Designed by Forrest-Pruzan Creative, Kami Mandell, Andrew Wolf

Art by Joe Van Wetering

Published by USAopoly

1-4 Players

30-90 Minutes

Gameplay

To begin with, there are some legacy-ish elements in the game, essentially causing “Hogwart’s Battle” to expand and deepen with each additional play-through. This effectively mirrors Harry’s adventures at Hogwarts, but more importantly it reflects the experience of reading the books (or watching the films). The results are incredibly thematic, pulling you into the title. This is by far the best implementation of theme that I have ever seen in a board game. Ever. As a result, it’s extremely important to me that I don’t spoil these developments for you. Therefore I will be vague with some of the descriptions in this review, and photos will only feature some components from year one.

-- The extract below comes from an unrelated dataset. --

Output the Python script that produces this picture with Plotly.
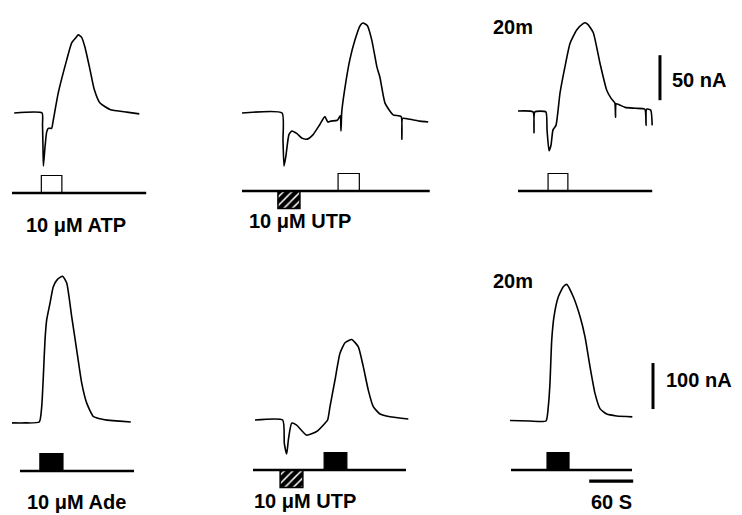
import plotly.graph_objects as go

# ------------------------------------------------------------------
# DATA  (time in s from start of each record, current in nA, upward +)
# ------------------------------------------------------------------
atp_t = [3, 41, 41.6, 42.2, 42.8, 45, 47.3, 49.5, 54, 56.3, 63, 74.6, 81.4, 87.3,
         90.4, 95, 99.5, 106.4, 112.2, 120, 133.6, 156.4, 173.6]
atp_i = [0, 0, -13, -36, -59, -38, -21, -17, -17, -8, 22, 59, 78, 84,
         87, 84, 73, 48, 26, 11, 4, 1, -1]

utp_atp_t = [0, 54.6, 55.9, 57.3, 60, 64, 68, 75, 82, 89, 97, 106, 113, 117, 121, 130,
             134, 135, 136, 140, 147, 154, 161, 165, 171, 177, 184, 188, 195, 206,
             217, 218, 219, 229, 243, 254]
utp_atp_i = [0, 0, -30, -59, -47, -24, -20, -23, -28, -29, -24, -13, -4, -10, -9, -8,
             -3, -20, 1, 26, 59, 81, 97, 100, 97, 81, 51, 40, 11, -2,
             -4, -29, -6, -7, -9, -10]

atp20_t = [0, 20.5, 21.8, 23, 38, 39.6, 42.3, 45, 47.7, 51.8, 57.3, 64, 70.9, 80,
           88.7, 91.4, 95.5, 102.7, 111.8, 121, 127, 132, 133, 134, 146, 160, 173,
           174.6, 175.3, 181, 183]
atp20_i = [0, -1, -24, -1, -1, -21, -44, -38, -21, -16, 20, 49, 75, 90,
           97, 98, 96, 87, 53, 23, 14, 9, -7, 8, 4, 3, 2,
           -16, 2, 1, -16]

ade_t = [0, 17.7, 37.2, 40.5, 42.7, 45, 47.3, 51.8, 56.3, 62, 69.1, 74.6, 81.4,
         88.2, 95, 101.9, 110.9, 120, 129.6, 147, 162]
ade_i = [-2, -2, 0, 33, 98, 178, 222, 258, 294, 310, 317, 302, 229,
         157, 85, 41, 12, 7, 4, 2, 0]

utp_ade_t = [2.7, 40.5, 42.7, 45.9, 48.5, 52.7, 59.5, 73.2, 86.8, 98.2, 101.8, 105,
             111.8, 118.6, 125.5, 134.6, 143.6, 150.4, 157.2, 164, 173.2, 186.8, 211.8]
utp_ade_i = [0, 0, -51, -74, -40, -7, -11, -33, -25, -7, 0, 29,
             87, 145, 168, 175, 159, 116, 65, 29, 13, 7, 2]

ade20_t = [0, 27, 49.1, 52.2, 54.5, 56.9, 60, 65.9, 72.7, 77.3, 86.3, 95.5, 102.3,
           109.1, 115.9, 122.7, 131.9, 145.5, 166.8]
ade20_i = [1, 0, 0, 31, 82, 176, 227, 270, 292, 297, 270, 227, 183,
           118, 60, 27, 15, 11, 9]

# recording spans (s) and agonist applications (start, end, kind)
rec_spans = [(0, 183), (0, 256), (0, 183), (10.9, 166.4), (0, 208.6), (1.4, 166.4)]
applications = [
    [(40, 68, "ATP")],
    [(49, 79, "UTP"), (131, 160, "ATP")],
    [(41, 68, "ATP")],
    [(38, 69.5, "Ade")],
    [(37, 68, "UTP"), (97, 128, "Ade")],
    [(50.5, 80.5, "Ade")],
]
labels = ["10 μM ATP", "10 μM UTP", "20m", "10 μM Ade", "10 μM UTP", "20m"]

scale_top_na = 50
scale_bot_na = 100
scale_time_s = 60

# ------------------------------------------------------------------
# LAYOUT / STYLE
# ------------------------------------------------------------------
W, H = 742, 515
PX_PER_S = 44 / 60
STIM_UNIT_PX = 17.5
FONT = "Liberation Sans, Arial, sans-serif"
TXT = dict(family=FONT, size=20, color="black", weight=700)

traces_t = [atp_t, utp_atp_t, atp20_t, ade_t, utp_ade_t, ade20_t]
traces_i = [atp_i, utp_atp_i, atp20_i, ade_i, utp_ade_i, ade20_i]
# panel placement: left edge px, trace baseline px, px per nA, stimulus line px
place = [
    dict(left=12, base=113, na_px=0.9, stim=193),
    dict(left=242, base=113, na_px=0.9, stim=191),
    dict(left=518, base=111, na_px=0.9, stim=191),
    dict(left=12, base=422, na_px=0.46, stim=471),
    dict(left=253, base=420, na_px=0.46, stim=470),
    dict(left=510, base=421, na_px=0.46, stim=470),
]
label_pos = [(76, 225), (300, 221), (513, 27), (76, 502), (305, 501), (513, 281)]

fig = go.Figure()
layout = dict(width=W, height=H, margin=dict(l=0, r=0, t=0, b=0),
              paper_bgcolor="white", plot_bgcolor="rgba(0,0,0,0)",
              showlegend=False, barmode="overlay")

def axname(prefix, n):
    return prefix if n == 1 else f"{prefix}{n}"

for k in range(6):
    p = place[k]
    xn, yn, sn = k + 1, k + 1, k + 7
    layout[axname("xaxis", xn)] = dict(domain=[0, 1], visible=False, fixedrange=True,
                                       range=[-p["left"] / PX_PER_S, (W - p["left"]) / PX_PER_S])
    layout[axname("yaxis", yn)] = dict(domain=[0, 1], visible=False, fixedrange=True,
                                       range=[-(H - p["base"]) / p["na_px"], p["base"] / p["na_px"]])
    layout[axname("yaxis", sn)] = dict(domain=[0, 1], visible=False, fixedrange=True,
                                       range=[-(H - p["stim"]) / STIM_UNIT_PX, p["stim"] / STIM_UNIT_PX])
    xr = axname("x", xn)
    # current trace
    fig.add_trace(go.Scatter(x=traces_t[k], y=traces_i[k], mode="lines",
                             line=dict(color="black", width=1.6, shape="spline", smoothing=0.5),
                             xaxis=xr, yaxis=axname("y", yn), hoverinfo="skip"))
    # stimulus baseline
    a, b = rec_spans[k]
    fig.add_trace(go.Scatter(x=[a, b], y=[0, 0], mode="lines",
                             line=dict(color="black", width=2.3),
                             xaxis=xr, yaxis=axname("y", sn), hoverinfo="skip"))
    # applications
    for (s, e, kind) in applications[k]:
        if kind == "UTP":
            marker = dict(color="black", line=dict(color="black", width=1.5),
                          pattern=dict(shape="/", fgcolor="white", bgcolor="black",
                                       fillmode="replace", size=6, solidity=0.25))
            h = -1.0
        elif kind == "ATP":
            marker = dict(color="white", line=dict(color="black", width=1.2))
            h = 1.0
        else:
            marker = dict(color="black", line=dict(color="black", width=1.2))
            h = 1.0
        fig.add_trace(go.Bar(x=[(s + e) / 2], y=[h], base=[0], width=[e - s],
                             marker=marker, xaxis=xr, yaxis=axname("y", sn),
                             hoverinfo="skip"))

# calibration bars
fig.add_trace(go.Scatter(x=[193.6, 193.6], y=[12, 12 + scale_top_na], mode="lines",
                         line=dict(color="black", width=3), xaxis="x3", yaxis="y3",
                         hoverinfo="skip"))
fig.add_trace(go.Scatter(x=[195, 195], y=[26, 26 + scale_bot_na], mode="lines",
                         line=dict(color="black", width=3), xaxis="x6", yaxis="y6",
                         hoverinfo="skip"))
fig.add_trace(go.Scatter(x=[108, 108 + scale_time_s], y=[-0.63, -0.63], mode="lines",
                         line=dict(color="black", width=3.2), xaxis="x6", yaxis="y12",
                         hoverinfo="skip"))

annotations = []
for (txt, (px, py)) in zip(labels, label_pos):
    annotations.append(dict(text=txt, x=px / W, y=1 - py / H, xref="paper", yref="paper",
                            showarrow=False, xanchor="center", yanchor="middle", font=TXT))
annotations.append(dict(text=f"{scale_top_na} nA", x=670 / W, y=1 - 80.5 / H, xref="paper",
                        yref="paper", showarrow=False, xanchor="left", yanchor="middle", font=TXT))
annotations.append(dict(text=f"{scale_bot_na} nA", x=664 / W, y=1 - 380 / H, xref="paper",
                        yref="paper", showarrow=False, xanchor="left", yanchor="middle", font=TXT))
annotations.append(dict(text=f"{scale_time_s} S", x=611 / W, y=1 - 502 / H, xref="paper",
                        yref="paper", showarrow=False, xanchor="center", yanchor="middle", font=TXT))
layout["annotations"] = annotations

fig.update_layout(**layout)
fig.write_html("out.html", config={"displayModeBar": False, "staticPlot": True},
               post_script="document.body.style.margin='0';document.body.style.overflow='hidden';")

For what it’s worth, “Hogwarts Battle” is a standard deck building game, albeit a cooperative one- a step outside the norm. As such, all of the standard deck building mechanisms are present here.

You will begin your turn by revealing any villain cards up to the required amount. Then you will draw and resolve a Dark Arts card, followed by resolving any effects on the exposed villain cards. During each turn your remaining cards will allow you to gain and use three effective resources: Health; Attack, which is assigned to villains in order to defeat them; and Influence, which acts as a currency for purchasing new cards to add to your deck. In addition to this, cards will often possess special abilities. You will end your turn by drawing back up to five cards. It is possible to lose or gain cards during another player’s turn, so this clarification is important.

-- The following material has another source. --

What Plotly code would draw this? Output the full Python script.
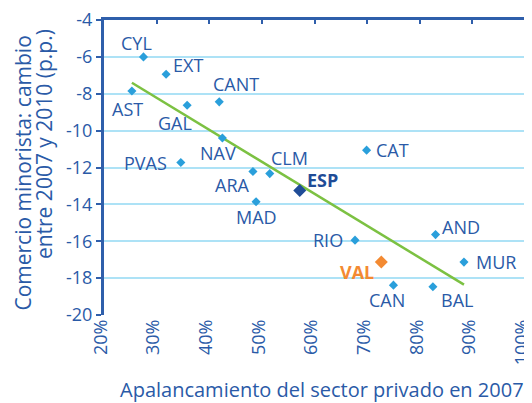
import numpy as np
import plotly.graph_objects as go

# ---- data ----
regions = ["CYL", "EXT", "AST", "GAL", "CANT", "NAV", "PVAS", "ARA", "CLM", "MAD",
           "CAT", "RIO", "AND", "MUR", "CAN", "BAL", "VAL"]
leverage = [27.5, 31.8, 25.3, 35.8, 41.9, 42.5, 34.6, 48.3, 51.5, 48.9,
            69.9, 67.7, 83.0, 88.4, 75.0, 82.5, 72.7]
retail_change = [-6.0, -6.94, -7.85, -8.62, -8.44, -10.4, -11.73, -12.22, -12.33, -13.86,
                 -11.06, -15.94, -15.64, -17.13, -18.38, -18.47, -17.12]
esp_label = "ESP"
esp_leverage = [57.2]
esp_change = [-13.25]
x_ticks = [20, 30, 40, 50, 60, 70, 80, 90, 100]
x_tick_labels = ["20%", "30%", "40%", "50%", "60%", "70%", "80%", "90%", "100%"]
y_ticks = [-4, -6, -8, -10, -12, -14, -16, -18, -20]
y_tick_labels = ["-4", "-6", "-8", "-10", "-12", "-14", "-16", "-18", "-20"]

# ---- styles ----
TXT = "#2a5aa7"
AXIS = "#2f5fab"
GRID = "#ade2f6"
MK = "#2a9fdb"
ESPC = "#1f4c97"
VALC = "#f38a32"
GREEN = "#7cc142"
FONT = "Open Sans"

# label offsets in pixels (xshift, yshift, xanchor)
offsets = {
    "CYL": (-7, 14, "center"), "EXT": (22, 9, "center"), "AST": (-4, -18, "center"),
    "GAL": (-12, -18, "center"), "CANT": (17, 18, "center"), "NAV": (-4, -15, "center"),
    "PVAS": (-12, 0, "right"), "ARA": (-21, -13, "center"), "CLM": (20, 16, "center"),
    "MAD": (0, -15, "center"), "CAT": (7, 0, "left"), "RIO": (-10, 0, "right"),
    "AND": (25, 8, "center"), "MUR": (10, 0, "left"), "CAN": (-6, -15, "center"),
    "BAL": (24, -13, "center"), "VAL": (-24, -10, "center"),
}

fig = go.Figure()

# trend line (least squares over the regions)
xs = np.array(leverage)
ys = np.array(retail_change)
slope, intercept = np.polyfit(xs, ys, 1)
tx = np.array([xs.min(), xs.max()])
fig.add_trace(go.Scatter(x=tx, y=slope * tx + intercept, mode="lines",
                         line=dict(color=GREEN, width=2.5), hoverinfo="skip",
                         showlegend=False))

colors = [VALC if r == "VAL" else MK for r in regions]
sizes = [10 if r == "VAL" else 7 for r in regions]
fig.add_trace(go.Scatter(x=leverage, y=retail_change, mode="markers", text=regions,
                         marker=dict(symbol="diamond", color=colors, size=sizes, opacity=1,
                                     line=dict(width=0)),
                         showlegend=False))
fig.add_trace(go.Scatter(x=esp_leverage, y=esp_change, mode="markers", text=[esp_label],
                         marker=dict(symbol="diamond", color=ESPC, size=10, opacity=1,
                                     line=dict(width=0)),
                         showlegend=False))
# invisible trace for the top axis
fig.add_trace(go.Scatter(x=[x_ticks[0]], y=[y_ticks[0]], xaxis="x2", mode="markers",
                         marker=dict(opacity=0), hoverinfo="skip", showlegend=False))

annotations = []
for r, xv, yv in zip(regions, leverage, retail_change):
    dx, dy, anc = offsets[r]
    if r == "VAL":
        txt, col = "<b>VAL</b>", VALC
    else:
        txt, col = r, TXT
    annotations.append(dict(x=xv, y=yv, xref="x", yref="y", text=txt, showarrow=False,
                            xshift=dx, yshift=dy, xanchor=anc, yanchor="middle",
                            font=dict(family=FONT, size=18, color=col)))
annotations.append(dict(x=esp_leverage[0], y=esp_change[0], xref="x", yref="y",
                        text="<b>" + esp_label + "</b>", showarrow=False,
                        xshift=23, yshift=11, xanchor="center", yanchor="middle",
                        font=dict(family=FONT, size=18, color=ESPC)))
# axis titles
annotations.append(dict(x=-0.192, y=0.48, xref="paper", yref="paper",
                        text="Comercio minorista: cambio", textangle=-90, showarrow=False,
                        xanchor="center", yanchor="middle",
                        font=dict(family=FONT, size=21, color=TXT)))
annotations.append(dict(x=-0.142, y=0.58, xref="paper", yref="paper",
                        text="entre 2007 y 2010 (p.p.)", textangle=-90, showarrow=False,
                        xanchor="center", yanchor="middle",
                        font=dict(family=FONT, size=21, color=TXT)))
annotations.append(dict(x=0.519, y=-0.252, xref="paper", yref="paper",
                        text="Apalancamiento del sector privado en 2007", showarrow=False,
                        xanchor="center", yanchor="middle",
                        font=dict(family=FONT, size=20, color=TXT)))

fig.update_layout(
    width=524, height=395,
    margin=dict(l=96, r=7, t=12, b=88, autoexpand=False),
    paper_bgcolor="white", plot_bgcolor="white",
    showlegend=False,
    annotations=annotations,
    xaxis=dict(range=[20, 100], tickvals=x_ticks, ticktext=x_tick_labels, tickangle=-90,
               showgrid=False, zeroline=False, showline=False, ticks="", automargin=False,
               ticklabeloverflow="allow", ticklabelshift=-3,
               tickfont=dict(family=FONT, size=18, color=TXT)),
    xaxis2=dict(range=[20, 100], tickvals=x_ticks, overlaying="x", side="top",
                showticklabels=False, showgrid=False, zeroline=False, automargin=False,
                showline=True, linecolor=AXIS, linewidth=3,
                ticks="inside", ticklen=4, tickwidth=1.5, tickcolor=AXIS),
    yaxis=dict(range=[-20, -4], tickvals=y_ticks, ticktext=y_tick_labels, showgrid=True,
               gridcolor=GRID, automargin=False, ticklabeloverflow="allow",
               gridwidth=1.5, zeroline=False, showline=True, linecolor=AXIS,
               linewidth=3, ticks="outside", ticklen=5, tickwidth=1.5, tickcolor=AXIS,
               tickfont=dict(family=FONT, size=18, color=TXT)),
)

fig.write_html("out.html")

The crux of the game revolves around location cards. These cards each possess a number of spaces, which through the course of the game are filled with Detheaters. These will come into play in a variety of ways, but primarily via Villains and Dark Arts cards. When a location is filled, players have until the end of that turn to remove at least one Deatheater- otherwise the location is lost. You will work together with your fellow players to defeat all villains before your last location is lost to Lord Voldemort’s forces.

Thoughts

This game is fantastic. It’s simple enough to work as a gateway title, but has enough meat on the bones to keep more experienced players interested. Looking for synergies becomes progressively more complicated as the game evolves in each additional play.

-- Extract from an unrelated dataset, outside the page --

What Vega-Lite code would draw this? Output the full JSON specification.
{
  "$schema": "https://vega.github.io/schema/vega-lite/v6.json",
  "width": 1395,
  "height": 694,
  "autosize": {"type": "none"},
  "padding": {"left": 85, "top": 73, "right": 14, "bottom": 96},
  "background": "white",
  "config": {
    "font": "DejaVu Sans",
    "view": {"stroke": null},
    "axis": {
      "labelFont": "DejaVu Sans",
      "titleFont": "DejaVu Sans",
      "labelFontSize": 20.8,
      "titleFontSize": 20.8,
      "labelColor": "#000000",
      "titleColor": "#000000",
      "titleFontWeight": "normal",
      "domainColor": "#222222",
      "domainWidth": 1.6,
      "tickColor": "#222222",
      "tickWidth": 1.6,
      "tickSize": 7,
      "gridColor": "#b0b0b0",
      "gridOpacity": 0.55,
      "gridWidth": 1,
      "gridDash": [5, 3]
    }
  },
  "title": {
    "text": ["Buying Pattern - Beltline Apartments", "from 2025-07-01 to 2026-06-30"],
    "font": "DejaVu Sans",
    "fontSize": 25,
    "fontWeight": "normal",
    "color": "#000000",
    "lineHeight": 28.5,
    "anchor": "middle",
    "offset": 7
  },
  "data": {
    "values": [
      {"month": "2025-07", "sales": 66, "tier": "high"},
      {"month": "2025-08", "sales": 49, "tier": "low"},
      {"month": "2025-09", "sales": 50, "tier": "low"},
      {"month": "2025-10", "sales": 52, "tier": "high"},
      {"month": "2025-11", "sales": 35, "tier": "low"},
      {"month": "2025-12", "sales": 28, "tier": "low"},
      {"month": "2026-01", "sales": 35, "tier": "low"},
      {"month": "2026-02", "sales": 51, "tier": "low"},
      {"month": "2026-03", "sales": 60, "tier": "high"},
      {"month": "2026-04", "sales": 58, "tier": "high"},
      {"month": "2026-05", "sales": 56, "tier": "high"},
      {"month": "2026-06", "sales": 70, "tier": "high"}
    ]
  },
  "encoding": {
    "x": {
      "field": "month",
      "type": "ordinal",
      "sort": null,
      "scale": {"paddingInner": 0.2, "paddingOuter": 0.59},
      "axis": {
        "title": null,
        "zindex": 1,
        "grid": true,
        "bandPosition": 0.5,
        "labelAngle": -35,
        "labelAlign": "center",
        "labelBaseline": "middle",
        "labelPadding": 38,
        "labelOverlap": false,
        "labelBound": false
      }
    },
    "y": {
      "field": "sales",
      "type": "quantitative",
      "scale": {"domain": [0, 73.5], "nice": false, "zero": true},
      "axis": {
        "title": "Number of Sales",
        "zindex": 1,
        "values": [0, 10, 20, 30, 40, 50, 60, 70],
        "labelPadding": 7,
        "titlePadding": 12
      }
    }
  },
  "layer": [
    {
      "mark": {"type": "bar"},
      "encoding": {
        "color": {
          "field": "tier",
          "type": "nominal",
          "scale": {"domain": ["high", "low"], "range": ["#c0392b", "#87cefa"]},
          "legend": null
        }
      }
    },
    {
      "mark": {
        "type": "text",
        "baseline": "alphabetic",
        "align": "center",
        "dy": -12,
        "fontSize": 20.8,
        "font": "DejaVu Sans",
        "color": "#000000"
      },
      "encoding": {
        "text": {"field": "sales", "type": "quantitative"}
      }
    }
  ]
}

Despite my praise, I do have some bad news: year seven gets tough. Really tough. As in, the game introduces a new mechanic that will likely render the game unbeatable on most plays. You can find the general frustration with this mechanism plastered all over the internet. And this sort of serves as a segue into the greater issue within “Hogwarts Battle-“ your experience at large will be highly dependent on luck. If the wrong group of villains comes out at the beginning of a game, it may simply be impossible to beat them. There are various house rules out there to fix this issue, but it was an unfortunate design oversight. “Hogwarts Battle” is hardly the first cooperative game to face this criticism, but this level of chance difficulty definitely burns on an entry title like this.

Rulebook

“Hogwarts Battle” is the picture perfect example of ‘learn as you play.’ Each year of the game introduces new rules, mechanisms, and components. The rulebook is solid, but only covers basic gameplay for year one. A nice addition here are little slots in the back page of the book to hold the additional rule sets for each new year.

Components

Let’s just get this right out of the way: the cards in this game are disappointing. They began to show some signs of wear after our first three games (we played years 1, 2 and 3 together), and a few cards were damaged right out of the box. Most of the tokens (none of which are pictured) are nice, and made of a pleasantly light material. I don’t care for the Deatheater tokens, though. They are metal and pretty; but they’re also unnecessarily small with angled sides. As a result, I find them to be annoying to pick up and move. So much love and effort went into the design of this title that it’s a bummer that the production did not warrant the same attention.

The box and insert are a bright spot. The box is extremely heavy, designed for wear and tear; and the insert does a good job of keeping everything organized and easily accessible.

Score – 9/10

This title has very quickly become one of my favorite deck building games, eclipsing other titles due to it’s accessibility and cooperative nature. The Harry Potter theming is also an incredible draw for most players. I cannot recommend “Harry Potter: Hogwart’s Battle” enough, both for new tabletop gamers, and seasoned players!